GIVEN INSTRUCTION
Reproduce nothing but the lines from the start of the material through the line that includes "-0.068, -0.074, -0.071];", both ends included, and omit every picture.

DATA SHOWN
— start —

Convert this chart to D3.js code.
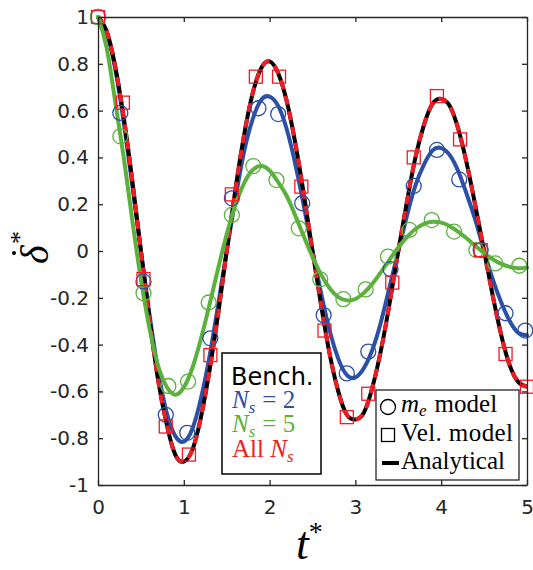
<!DOCTYPE html>
<html>
<head>
<meta charset="utf-8">
<script src="https://cdn.jsdelivr.net/npm/d3@7"></script>
<style>
  body { margin: 0; background: #fff; }
</style>
</head>
<body>
<div class="container"></div>
<script>
const w = 533, h = 570;
const margin = { top: 17, bottom: 85, left: 98, right: 6 };

// time grid for the continuous curves
const tCurve = [0, 0.1, 0.2, 0.3, 0.4, 0.5, 0.6, 0.7, 0.8, 0.9, 1.0, 1.1, 1.2, 1.3, 1.4, 1.5, 1.6, 1.7, 1.8, 1.9,
  2.0, 2.1, 2.2, 2.3, 2.4, 2.5, 2.6, 2.7, 2.8, 2.9, 3.0, 3.1, 3.2, 3.3, 3.4, 3.5, 3.6, 3.7, 3.8, 3.9,
  4.0, 4.1, 4.2, 4.3, 4.4, 4.5, 4.6, 4.7, 4.8, 4.9, 5.0];

const analytical = [1.00, 0.94, 0.79, 0.57, 0.30, 0.00, -0.29, -0.55, -0.74, -0.87, -0.90, -0.85, -0.71, -0.51, -0.27, 0.00, 0.26, 0.49, 0.67, 0.78,
  0.81, 0.76, 0.64, 0.46, 0.24, 0.00, -0.23, -0.44, -0.60, -0.70, -0.72, -0.69, -0.58, -0.42, -0.22, 0.00, 0.21, 0.40, 0.54, 0.63,
  0.65, 0.62, 0.52, 0.37, 0.19, 0.00, -0.19, -0.36, -0.49, -0.56, -0.58];

const ns2Line = [1.00, 0.93, 0.78, 0.55, 0.28, 0.00, -0.27, -0.51, -0.69, -0.79, -0.815, -0.76, -0.63, -0.45, -0.23, 0.00, 0.22, 0.42, 0.56, 0.645,
  0.66, 0.62, 0.52, 0.37, 0.19, 0.00, -0.18, -0.34, -0.46, -0.53, -0.54, -0.50, -0.42, -0.30, -0.15, 0.00, 0.15, 0.28, 0.37, 0.43,
  0.44, 0.41, 0.34, 0.24, 0.13, 0.00, -0.12, -0.22, -0.30, -0.35, -0.36];

const ns5Line = [1.00, 0.87, 0.64, 0.40, 0.13, -0.12, -0.33, -0.49, -0.58, -0.614, -0.583, -0.50, -0.375, -0.229, -0.075, 0.071, 0.195, 0.288, 0.345, 0.363,
  0.344, 0.294, 0.235, 0.151, 0.061, -0.025, -0.101, -0.159, -0.197, -0.211, -0.205, -0.179, -0.139, -0.089, -0.036, 0.015, 0.059, 0.094, 0.116, 0.125,
  0.121, 0.106, 0.082, 0.053, 0.021, -0.009, -0.035, -0.055, -0.068, -0.074, -0.071];

// markers
const velT = [0, 0.29, 0.53, 0.79, 1.06, 1.31, 1.56, 1.84, 2.11, 2.37, 2.64, 2.90, 3.15, 3.43, 3.68, 3.95, 4.22, 4.46, 4.75, 5.0];
const velV = [1.00, 0.634, -0.12, -0.75, -0.87, -0.445, 0.242, 0.745, 0.745, 0.275, -0.34, -0.71, -0.61, -0.135, 0.40, 0.662, 0.477, 0.004, -0.44, -0.58];

const ns2T = [0, 0.26, 0.53, 0.79, 1.04, 1.31, 1.56, 1.87, 2.10, 2.38, 2.63, 2.90, 3.15, 3.41, 3.68, 3.95, 4.21, 4.46, 4.75, 4.98];
const ns2V = [1.00, 0.59, -0.13, -0.70, -0.777, -0.373, 0.225, 0.61, 0.585, 0.204, -0.274, -0.523, -0.43, -0.078, 0.278, 0.432, 0.306, 0.004, -0.266, -0.34];

const ns5T = [0, 0.26, 0.53, 0.82, 1.05, 1.29, 1.56, 1.81, 2.08, 2.34, 2.59, 2.86, 3.12, 3.38, 3.63, 3.89, 4.15, 4.41, 4.63, 4.91];
const ns5V = [1.00, 0.49, -0.18, -0.577, -0.558, -0.22, 0.154, 0.363, 0.303, 0.097, -0.121, -0.206, -0.164, -0.024, 0.09, 0.132, 0.083, 0.004, -0.053, -0.063];

const xTicks = [0, 1, 2, 3, 4, 5];
const yTicks = [-1, -0.8, -0.6, -0.4, -0.2, 0, 0.2, 0.4, 0.6, 0.8, 1];

const blue = "#2b50a6", green = "#5bb13c", red = "#f01c24", axisCol = "#262626";

const xScale = d3.scaleLinear().domain([0, 5]).range([margin.left, w - margin.right]);
const yScale = d3.scaleLinear().domain([-1, 1]).range([h - margin.bottom, margin.top]);

const svg = d3.select(".container")
  .append("svg")
  .attr("width", w)
  .attr("height", h)
  .attr("viewBox", [0, 0, w, h]);

const line = d3.line()
  .x(d => xScale(d[0]))
  .y(d => yScale(d[1]))
  .curve(d3.curveNatural);

const zip = (a, b) => a.map((v, i) => [v, b[i]]);

// curves
svg.append("path")
  .datum(zip(tCurve, ns2Line))
  .attr("fill", "none").attr("stroke", blue).attr("stroke-width", 4)
  .attr("stroke-linecap", "round")
  .attr("d", line);

svg.append("path")
  .datum(zip(tCurve, analytical))
  .attr("fill", "none").attr("stroke", "#000").attr("stroke-width", 4)
  .attr("d", line);

svg.append("path")
  .datum(zip(tCurve, analytical))
  .attr("fill", "none").attr("stroke", red).attr("stroke-width", 4)
  .attr("stroke-dasharray", "9,7")
  .attr("d", line);

svg.append("path")
  .datum(zip(tCurve, ns5Line))
  .attr("fill", "none").attr("stroke", green).attr("stroke-width", 4)
  .attr("stroke-linecap", "round")
  .attr("d", line);

// circle markers (m_e model)
svg.append("g").selectAll("circle")
  .data(zip(ns2T, ns2V))
  .join("circle")
  .attr("cx", d => xScale(d[0]))
  .attr("cy", d => yScale(d[1]))
  .attr("r", 7.5)
  .attr("fill", "none").attr("stroke", blue).attr("stroke-width", 1.3);

svg.append("g").selectAll("circle")
  .data(zip(ns5T, ns5V))
  .join("circle")
  .attr("cx", d => xScale(d[0]))
  .attr("cy", d => yScale(d[1]))
  .attr("r", 7.5)
  .attr("fill", "none").attr("stroke", green).attr("stroke-width", 1.3);

// square markers (Vel. model)
const sq = 13;
svg.append("g").selectAll("rect")
  .data(zip(velT, velV))
  .join("rect")
  .attr("x", d => xScale(d[0]) - sq / 2)
  .attr("y", d => yScale(d[1]) - sq / 2)
  .attr("width", sq).attr("height", sq)
  .attr("fill", "none").attr("stroke", red).attr("stroke-width", 1.3);

// axes
const fmt = d => String(+d.toFixed(1));

const styleAxis = g => {
  g.select(".domain").attr("stroke", axisCol).attr("stroke-width", 1.3);
  g.selectAll(".tick line").attr("stroke", axisCol).attr("stroke-width", 1.3);
  g.selectAll(".tick text").attr("fill", axisCol)
    .style("font-family", "DejaVu Sans").style("font-size", "20px");
};

svg.append("g")
  .attr("transform", `translate(0, ${h - margin.bottom})`)
  .call(d3.axisBottom(xScale).tickValues(xTicks).tickFormat(fmt).tickSizeInner(-5).tickSizeOuter(0).tickPadding(15))
  .call(styleAxis);

svg.append("g")
  .attr("transform", `translate(0, ${margin.top})`)
  .call(d3.axisTop(xScale).tickValues(xTicks).tickFormat("").tickSizeInner(-5).tickSizeOuter(0))
  .call(styleAxis);

svg.append("g")
  .attr("transform", `translate(${margin.left}, 0)`)
  .call(d3.axisLeft(yScale).tickValues(yTicks).tickFormat(fmt).tickSizeInner(-5).tickSizeOuter(0).tickPadding(9))
  .call(styleAxis);

svg.append("g")
  .attr("transform", `translate(${w - margin.right}, 0)`)
  .call(d3.axisRight(yScale).tickValues(yTicks).tickFormat("").tickSizeInner(-5).tickSizeOuter(0))
  .call(styleAxis);

svg.selectAll(".domain").attr("fill", "none");

// axis labels
const serif = "Liberation Serif";
const xl = svg.append("text")
  .attr("x", 296).attr("y", 559)
  .style("font-family", serif).style("font-style", "italic").style("font-size", "46px")
  .attr("fill", "#000");
xl.append("tspan").text("t");
xl.append("tspan").attr("dy", -18).style("font-style", "normal").style("font-size", "28px").text("*");

const yl = svg.append("g").attr("transform", "translate(48, 262) rotate(-90)");
yl.append("text")
  .attr("x", -2).attr("y", 0)
  .style("font-family", serif).style("font-style", "italic").style("font-size", "40px")
  .attr("fill", "#000").text("δ");
yl.append("circle").attr("cx", 9).attr("cy", -34).attr("r", 2).attr("fill", "#000");
yl.append("text")
  .attr("x", 18).attr("y", -20)
  .style("font-family", serif).style("font-size", "26px")
  .attr("fill", "#000").text("*");

// legend 1
const lg1 = svg.append("g");
lg1.append("rect")
  .attr("x", 222).attr("y", 353).attr("width", 99).attr("height", 121)
  .attr("fill", "#fff").attr("stroke", "#000").attr("stroke-width", 1.5);
lg1.append("text")
  .attr("x", 231).attr("y", 385)
  .style("font-family", "DejaVu Sans").style("font-size", "24px")
  .attr("fill", "#000").text("Bench.");

const nsLabel = (y, color, prefix, suffix) => {
  const t = lg1.append("text")
    .attr("x", 232).attr("y", y)
    .style("font-family", serif).style("font-size", "25px")
    .attr("fill", color);
  if (prefix) t.append("tspan").text(prefix);
  t.append("tspan").style("font-style", "italic").text("N");
  t.append("tspan").style("font-style", "italic").style("font-size", "17px").attr("dy", 5).text("s");
  if (suffix) t.append("tspan").attr("dy", -5).attr("dx", 7).text(suffix);
};
nsLabel(408, blue, null, "= 2");
nsLabel(432, green, null, "= 5");
nsLabel(457, red, "All ", null);

// legend 2
const lg2 = svg.append("g");
lg2.append("rect")
  .attr("x", 376).attr("y", 390).attr("width", 143).attr("height", 90)
  .attr("fill", "#fff").attr("stroke", axisCol).attr("stroke-width", 1.3);
lg2.append("circle")
  .attr("cx", 388).attr("cy", 407).attr("r", 7.5)
  .attr("fill", "none").attr("stroke", "#000").attr("stroke-width", 1.3);
lg2.append("rect")
  .attr("x", 388 - sq / 2).attr("y", 435 - sq / 2).attr("width", sq).attr("height", sq)
  .attr("fill", "none").attr("stroke", "#000").attr("stroke-width", 1.3);
lg2.append("line")
  .attr("x1", 382).attr("x2", 399).attr("y1", 463).attr("y2", 463)
  .attr("stroke", "#000").attr("stroke-width", 4);

const me = lg2.append("text")
  .attr("x", 401).attr("y", 412)
  .style("font-family", serif).style("font-size", "25px").attr("fill", "#000");
me.append("tspan").style("font-style", "italic").text("m");
me.append("tspan").style("font-style", "italic").style("font-size", "17px").attr("dy", 4).text("e");
me.append("tspan").attr("dy", -4).attr("dx", 8).text("model");

lg2.append("text")
  .attr("x", 401).attr("y", 441)
  .style("font-family", serif).style("font-size", "25px").attr("fill", "#000")
  .attr("textLength", 112).attr("lengthAdjust", "spacing")
  .text("Vel. model");

lg2.append("text")
  .attr("x", 401).attr("y", 469)
  .style("font-family", serif).style("font-size", "25px").attr("fill", "#000")
  .attr("textLength", 104).attr("lengthAdjust", "spacing")
  .text("Analytical");
</script>
</body>
</html>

— end —

SOLUTION TO THE EXERCISE
Convert this chart to D3.js code.
<!DOCTYPE html>
<html>
<head>
<meta charset="utf-8">
<script src="https://cdn.jsdelivr.net/npm/d3@7"></script>
<style>
  body { margin: 0; background: #fff; }
</style>
</head>
<body>
<div class="container"></div>
<script>
const w = 533, h = 570;
const margin = { top: 17, bottom: 85, left: 98, right: 6 };

// time grid for the continuous curves
const tCurve = [0, 0.1, 0.2, 0.3, 0.4, 0.5, 0.6, 0.7, 0.8, 0.9, 1.0, 1.1, 1.2, 1.3, 1.4, 1.5, 1.6, 1.7, 1.8, 1.9,
  2.0, 2.1, 2.2, 2.3, 2.4, 2.5, 2.6, 2.7, 2.8, 2.9, 3.0, 3.1, 3.2, 3.3, 3.4, 3.5, 3.6, 3.7, 3.8, 3.9,
  4.0, 4.1, 4.2, 4.3, 4.4, 4.5, 4.6, 4.7, 4.8, 4.9, 5.0];

const analytical = [1.00, 0.94, 0.79, 0.57, 0.30, 0.00, -0.29, -0.55, -0.74, -0.87, -0.90, -0.85, -0.71, -0.51, -0.27, 0.00, 0.26, 0.49, 0.67, 0.78,
  0.81, 0.76, 0.64, 0.46, 0.24, 0.00, -0.23, -0.44, -0.60, -0.70, -0.72, -0.69, -0.58, -0.42, -0.22, 0.00, 0.21, 0.40, 0.54, 0.63,
  0.65, 0.62, 0.52, 0.37, 0.19, 0.00, -0.19, -0.36, -0.49, -0.56, -0.58];

const ns2Line = [1.00, 0.93, 0.78, 0.55, 0.28, 0.00, -0.27, -0.51, -0.69, -0.79, -0.815, -0.76, -0.63, -0.45, -0.23, 0.00, 0.22, 0.42, 0.56, 0.645,
  0.66, 0.62, 0.52, 0.37, 0.19, 0.00, -0.18, -0.34, -0.46, -0.53, -0.54, -0.50, -0.42, -0.30, -0.15, 0.00, 0.15, 0.28, 0.37, 0.43,
  0.44, 0.41, 0.34, 0.24, 0.13, 0.00, -0.12, -0.22, -0.30, -0.35, -0.36];

const ns5Line = [1.00, 0.87, 0.64, 0.40, 0.13, -0.12, -0.33, -0.49, -0.58, -0.614, -0.583, -0.50, -0.375, -0.229, -0.075, 0.071, 0.195, 0.288, 0.345, 0.363,
  0.344, 0.294, 0.235, 0.151, 0.061, -0.025, -0.101, -0.159, -0.197, -0.211, -0.205, -0.179, -0.139, -0.089, -0.036, 0.015, 0.059, 0.094, 0.116, 0.125,
  0.121, 0.106, 0.082, 0.053, 0.021, -0.009, -0.035, -0.055, -0.068, -0.074, -0.071];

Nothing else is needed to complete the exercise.